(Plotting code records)
□ □ □ □ □ □ □

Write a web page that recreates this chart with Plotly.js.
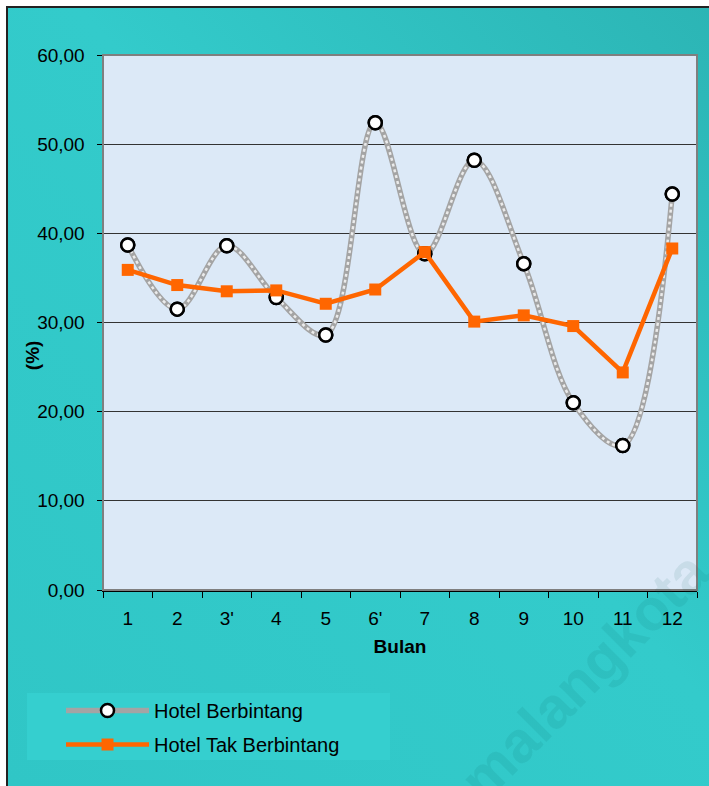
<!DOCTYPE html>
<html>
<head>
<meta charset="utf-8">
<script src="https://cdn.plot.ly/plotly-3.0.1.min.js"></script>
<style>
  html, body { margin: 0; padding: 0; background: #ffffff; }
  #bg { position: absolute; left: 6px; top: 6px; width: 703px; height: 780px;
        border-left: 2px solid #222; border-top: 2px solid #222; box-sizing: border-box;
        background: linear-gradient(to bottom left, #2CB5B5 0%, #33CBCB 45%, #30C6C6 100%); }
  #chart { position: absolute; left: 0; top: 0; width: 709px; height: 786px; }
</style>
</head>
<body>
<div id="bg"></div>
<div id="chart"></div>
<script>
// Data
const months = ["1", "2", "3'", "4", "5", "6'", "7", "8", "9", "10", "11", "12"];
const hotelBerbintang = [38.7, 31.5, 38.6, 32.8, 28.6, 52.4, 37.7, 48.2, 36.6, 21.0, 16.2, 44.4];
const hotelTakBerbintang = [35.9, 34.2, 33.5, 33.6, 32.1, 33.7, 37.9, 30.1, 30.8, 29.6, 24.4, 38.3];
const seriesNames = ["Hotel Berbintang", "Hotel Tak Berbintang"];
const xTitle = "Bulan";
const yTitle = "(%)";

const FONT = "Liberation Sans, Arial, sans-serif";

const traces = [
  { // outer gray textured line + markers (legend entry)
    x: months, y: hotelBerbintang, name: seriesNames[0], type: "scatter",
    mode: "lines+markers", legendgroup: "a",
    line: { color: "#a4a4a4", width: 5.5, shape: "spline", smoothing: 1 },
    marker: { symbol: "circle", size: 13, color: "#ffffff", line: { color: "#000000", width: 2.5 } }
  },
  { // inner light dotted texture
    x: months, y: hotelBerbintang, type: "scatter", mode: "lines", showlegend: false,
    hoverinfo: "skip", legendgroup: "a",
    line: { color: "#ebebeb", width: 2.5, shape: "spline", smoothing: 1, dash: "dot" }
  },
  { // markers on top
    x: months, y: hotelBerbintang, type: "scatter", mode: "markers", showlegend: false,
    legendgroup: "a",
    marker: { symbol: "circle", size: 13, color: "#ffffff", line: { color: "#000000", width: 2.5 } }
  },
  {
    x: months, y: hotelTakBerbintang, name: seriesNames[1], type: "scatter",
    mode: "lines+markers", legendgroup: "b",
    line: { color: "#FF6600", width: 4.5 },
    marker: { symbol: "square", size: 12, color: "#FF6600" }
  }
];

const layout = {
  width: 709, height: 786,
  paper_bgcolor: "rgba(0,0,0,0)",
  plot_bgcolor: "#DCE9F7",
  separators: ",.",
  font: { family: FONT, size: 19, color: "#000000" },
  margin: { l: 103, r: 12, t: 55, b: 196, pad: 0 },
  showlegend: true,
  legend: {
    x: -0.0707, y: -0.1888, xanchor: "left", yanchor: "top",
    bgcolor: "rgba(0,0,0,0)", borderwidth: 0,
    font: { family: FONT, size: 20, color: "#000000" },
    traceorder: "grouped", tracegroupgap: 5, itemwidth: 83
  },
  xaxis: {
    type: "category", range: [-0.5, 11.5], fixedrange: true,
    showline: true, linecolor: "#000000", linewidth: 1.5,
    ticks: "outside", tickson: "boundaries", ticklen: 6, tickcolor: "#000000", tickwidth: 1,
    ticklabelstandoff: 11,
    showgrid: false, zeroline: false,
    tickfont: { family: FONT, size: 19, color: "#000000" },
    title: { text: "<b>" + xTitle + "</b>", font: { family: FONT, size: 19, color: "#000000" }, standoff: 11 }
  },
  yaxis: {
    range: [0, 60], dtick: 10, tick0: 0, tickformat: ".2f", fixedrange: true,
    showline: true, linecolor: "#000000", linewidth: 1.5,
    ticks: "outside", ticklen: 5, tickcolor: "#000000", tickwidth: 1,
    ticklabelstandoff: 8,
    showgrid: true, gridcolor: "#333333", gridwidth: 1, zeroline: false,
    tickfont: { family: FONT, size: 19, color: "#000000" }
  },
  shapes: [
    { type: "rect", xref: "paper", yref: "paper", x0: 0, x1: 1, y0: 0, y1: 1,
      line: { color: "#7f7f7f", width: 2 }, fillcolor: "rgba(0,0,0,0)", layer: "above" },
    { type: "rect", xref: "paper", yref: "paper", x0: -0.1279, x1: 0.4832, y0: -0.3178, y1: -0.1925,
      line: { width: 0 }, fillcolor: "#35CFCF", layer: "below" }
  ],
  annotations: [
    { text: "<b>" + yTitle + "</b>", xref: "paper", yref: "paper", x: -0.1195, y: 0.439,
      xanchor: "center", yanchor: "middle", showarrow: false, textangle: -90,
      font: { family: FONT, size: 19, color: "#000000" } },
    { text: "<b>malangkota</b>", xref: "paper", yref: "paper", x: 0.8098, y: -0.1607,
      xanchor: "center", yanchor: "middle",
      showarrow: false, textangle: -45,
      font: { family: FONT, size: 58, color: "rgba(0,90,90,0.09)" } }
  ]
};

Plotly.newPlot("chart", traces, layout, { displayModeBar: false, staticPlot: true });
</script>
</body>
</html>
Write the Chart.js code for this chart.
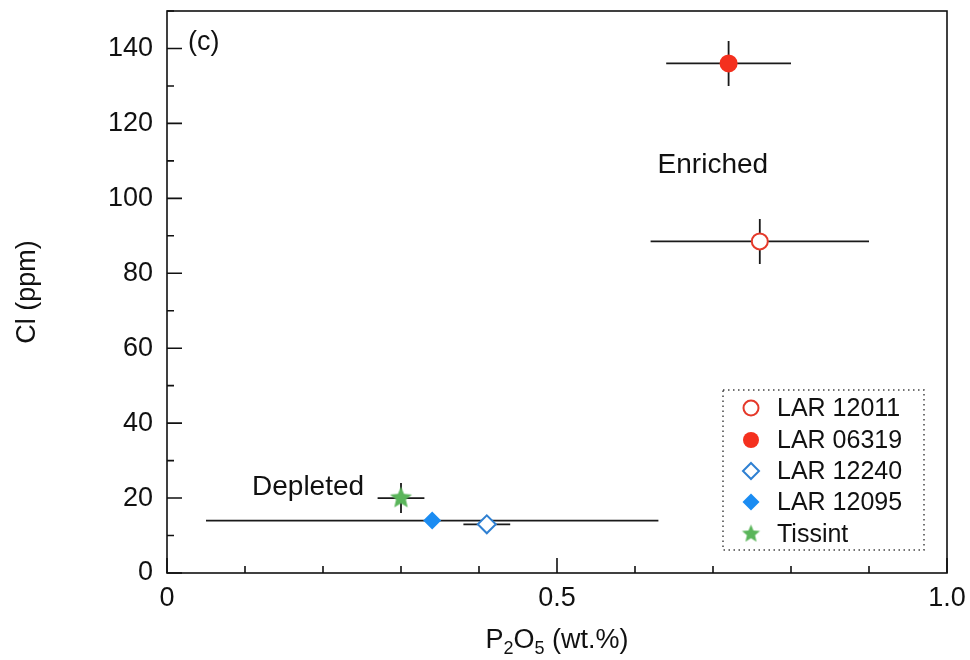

□ □ □ □ □ □ □

▸ Directions
Scan the listing above and identify each line holding the string "Write"; copy every such line.

▸ Complete answer
Write a web page that recreates this chart with Plotly.js.
Write the Chart.js code for this chart.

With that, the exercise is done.